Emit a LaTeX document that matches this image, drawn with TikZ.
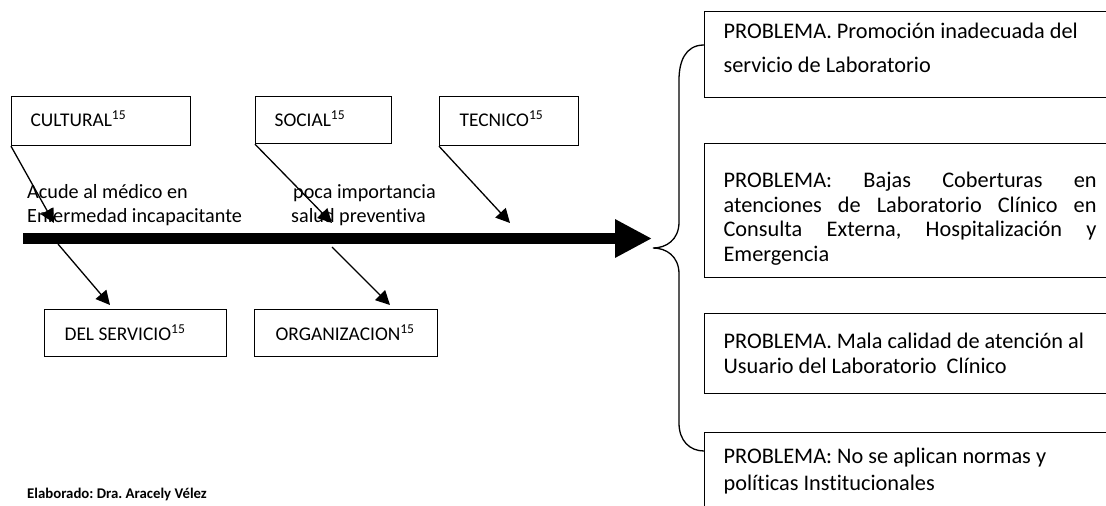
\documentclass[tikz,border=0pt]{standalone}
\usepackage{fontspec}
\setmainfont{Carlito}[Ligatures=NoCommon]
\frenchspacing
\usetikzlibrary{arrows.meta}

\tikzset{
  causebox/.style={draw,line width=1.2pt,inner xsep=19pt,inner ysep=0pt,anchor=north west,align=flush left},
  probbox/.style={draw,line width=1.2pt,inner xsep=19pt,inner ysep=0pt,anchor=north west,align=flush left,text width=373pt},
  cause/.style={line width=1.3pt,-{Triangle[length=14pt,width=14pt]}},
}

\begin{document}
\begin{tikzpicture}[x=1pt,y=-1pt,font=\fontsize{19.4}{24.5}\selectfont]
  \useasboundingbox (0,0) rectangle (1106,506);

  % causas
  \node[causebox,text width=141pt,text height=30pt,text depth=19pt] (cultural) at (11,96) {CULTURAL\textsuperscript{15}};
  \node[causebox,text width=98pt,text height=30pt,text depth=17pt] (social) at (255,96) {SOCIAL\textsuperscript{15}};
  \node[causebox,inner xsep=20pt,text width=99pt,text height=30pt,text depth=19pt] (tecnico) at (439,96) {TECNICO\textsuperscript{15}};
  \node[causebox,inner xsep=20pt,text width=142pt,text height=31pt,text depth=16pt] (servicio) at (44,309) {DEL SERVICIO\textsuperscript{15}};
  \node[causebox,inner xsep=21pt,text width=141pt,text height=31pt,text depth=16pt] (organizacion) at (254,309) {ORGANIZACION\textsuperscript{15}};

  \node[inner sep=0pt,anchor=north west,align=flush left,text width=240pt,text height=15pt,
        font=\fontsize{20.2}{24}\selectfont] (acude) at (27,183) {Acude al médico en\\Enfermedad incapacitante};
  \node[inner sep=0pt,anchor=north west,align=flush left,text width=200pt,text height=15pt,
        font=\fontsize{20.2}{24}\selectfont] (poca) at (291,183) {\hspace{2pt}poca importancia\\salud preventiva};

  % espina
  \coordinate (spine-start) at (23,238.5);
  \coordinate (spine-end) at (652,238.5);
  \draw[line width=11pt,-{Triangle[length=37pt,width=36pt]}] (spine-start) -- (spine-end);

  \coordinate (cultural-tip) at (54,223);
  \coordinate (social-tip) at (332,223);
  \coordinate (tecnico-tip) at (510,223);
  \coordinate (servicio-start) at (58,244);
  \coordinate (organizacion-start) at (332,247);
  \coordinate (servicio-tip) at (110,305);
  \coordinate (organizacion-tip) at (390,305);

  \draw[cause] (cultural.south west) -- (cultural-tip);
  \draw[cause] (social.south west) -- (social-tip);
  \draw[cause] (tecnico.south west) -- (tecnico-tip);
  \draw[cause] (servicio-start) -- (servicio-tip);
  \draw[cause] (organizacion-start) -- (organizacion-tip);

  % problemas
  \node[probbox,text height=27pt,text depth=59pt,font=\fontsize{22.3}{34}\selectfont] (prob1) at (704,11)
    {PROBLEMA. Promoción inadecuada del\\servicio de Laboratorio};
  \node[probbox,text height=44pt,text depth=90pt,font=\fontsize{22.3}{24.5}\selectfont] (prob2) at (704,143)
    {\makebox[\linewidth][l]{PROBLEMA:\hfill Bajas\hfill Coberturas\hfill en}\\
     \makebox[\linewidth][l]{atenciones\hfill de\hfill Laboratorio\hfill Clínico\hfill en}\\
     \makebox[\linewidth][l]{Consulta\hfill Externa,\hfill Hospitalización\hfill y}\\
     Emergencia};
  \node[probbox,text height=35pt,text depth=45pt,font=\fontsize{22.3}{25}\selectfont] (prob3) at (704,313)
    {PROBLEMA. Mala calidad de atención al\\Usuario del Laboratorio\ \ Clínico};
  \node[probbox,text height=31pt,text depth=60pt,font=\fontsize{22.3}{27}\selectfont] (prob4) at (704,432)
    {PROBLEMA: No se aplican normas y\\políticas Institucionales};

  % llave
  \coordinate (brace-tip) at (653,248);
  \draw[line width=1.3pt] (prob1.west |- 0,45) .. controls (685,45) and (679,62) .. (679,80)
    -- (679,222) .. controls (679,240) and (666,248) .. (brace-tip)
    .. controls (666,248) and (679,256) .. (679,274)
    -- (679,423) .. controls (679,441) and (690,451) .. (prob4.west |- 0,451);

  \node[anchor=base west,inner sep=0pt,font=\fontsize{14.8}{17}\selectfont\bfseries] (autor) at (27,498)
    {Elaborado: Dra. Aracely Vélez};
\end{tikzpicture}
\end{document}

## Problem to work on
Restate the whole listing above exactly, please, omitting every image.

## Correct output
Emit a LaTeX document that matches this image, drawn with TikZ.
\documentclass[tikz,border=0pt]{standalone}
\usepackage{fontspec}
\setmainfont{Carlito}[Ligatures=NoCommon]
\frenchspacing
\usetikzlibrary{arrows.meta}

\tikzset{
  causebox/.style={draw,line width=1.2pt,inner xsep=19pt,inner ysep=0pt,anchor=north west,align=flush left},
  probbox/.style={draw,line width=1.2pt,inner xsep=19pt,inner ysep=0pt,anchor=north west,align=flush left,text width=373pt},
  cause/.style={line width=1.3pt,-{Triangle[length=14pt,width=14pt]}},
}

\begin{document}
\begin{tikzpicture}[x=1pt,y=-1pt,font=\fontsize{19.4}{24.5}\selectfont]
  \useasboundingbox (0,0) rectangle (1106,506);

  % causas
  \node[causebox,text width=141pt,text height=30pt,text depth=19pt] (cultural) at (11,96) {CULTURAL\textsuperscript{15}};
  \node[causebox,text width=98pt,text height=30pt,text depth=17pt] (social) at (255,96) {SOCIAL\textsuperscript{15}};
  \node[causebox,inner xsep=20pt,text width=99pt,text height=30pt,text depth=19pt] (tecnico) at (439,96) {TECNICO\textsuperscript{15}};
  \node[causebox,inner xsep=20pt,text width=142pt,text height=31pt,text depth=16pt] (servicio) at (44,309) {DEL SERVICIO\textsuperscript{15}};
  \node[causebox,inner xsep=21pt,text width=141pt,text height=31pt,text depth=16pt] (organizacion) at (254,309) {ORGANIZACION\textsuperscript{15}};

  \node[inner sep=0pt,anchor=north west,align=flush left,text width=240pt,text height=15pt,
        font=\fontsize{20.2}{24}\selectfont] (acude) at (27,183) {Acude al médico en\\Enfermedad incapacitante};
  \node[inner sep=0pt,anchor=north west,align=flush left,text width=200pt,text height=15pt,
        font=\fontsize{20.2}{24}\selectfont] (poca) at (291,183) {\hspace{2pt}poca importancia\\salud preventiva};

  % espina
  \coordinate (spine-start) at (23,238.5);
  \coordinate (spine-end) at (652,238.5);
  \draw[line width=11pt,-{Triangle[length=37pt,width=36pt]}] (spine-start) -- (spine-end);

  \coordinate (cultural-tip) at (54,223);
  \coordinate (social-tip) at (332,223);
  \coordinate (tecnico-tip) at (510,223);
  \coordinate (servicio-start) at (58,244);
  \coordinate (organizacion-start) at (332,247);
  \coordinate (servicio-tip) at (110,305);
  \coordinate (organizacion-tip) at (390,305);

  \draw[cause] (cultural.south west) -- (cultural-tip);
  \draw[cause] (social.south west) -- (social-tip);
  \draw[cause] (tecnico.south west) -- (tecnico-tip);
  \draw[cause] (servicio-start) -- (servicio-tip);
  \draw[cause] (organizacion-start) -- (organizacion-tip);

  % problemas
  \node[probbox,text height=27pt,text depth=59pt,font=\fontsize{22.3}{34}\selectfont] (prob1) at (704,11)
    {PROBLEMA. Promoción inadecuada del\\servicio de Laboratorio};
  \node[probbox,text height=44pt,text depth=90pt,font=\fontsize{22.3}{24.5}\selectfont] (prob2) at (704,143)
    {\makebox[\linewidth][l]{PROBLEMA:\hfill Bajas\hfill Coberturas\hfill en}\\
     \makebox[\linewidth][l]{atenciones\hfill de\hfill Laboratorio\hfill Clínico\hfill en}\\
     \makebox[\linewidth][l]{Consulta\hfill Externa,\hfill Hospitalización\hfill y}\\
     Emergencia};
  \node[probbox,text height=35pt,text depth=45pt,font=\fontsize{22.3}{25}\selectfont] (prob3) at (704,313)
    {PROBLEMA. Mala calidad de atención al\\Usuario del Laboratorio\ \ Clínico};
  \node[probbox,text height=31pt,text depth=60pt,font=\fontsize{22.3}{27}\selectfont] (prob4) at (704,432)
    {PROBLEMA: No se aplican normas y\\políticas Institucionales};

  % llave
  \coordinate (brace-tip) at (653,248);
  \draw[line width=1.3pt] (prob1.west |- 0,45) .. controls (685,45) and (679,62) .. (679,80)
    -- (679,222) .. controls (679,240) and (666,248) .. (brace-tip)
    .. controls (666,248) and (679,256) .. (679,274)
    -- (679,423) .. controls (679,441) and (690,451) .. (prob4.west |- 0,451);

  \node[anchor=base west,inner sep=0pt,font=\fontsize{14.8}{17}\selectfont\bfseries] (autor) at (27,498)
    {Elaborado: Dra. Aracely Vélez};
\end{tikzpicture}
\end{document}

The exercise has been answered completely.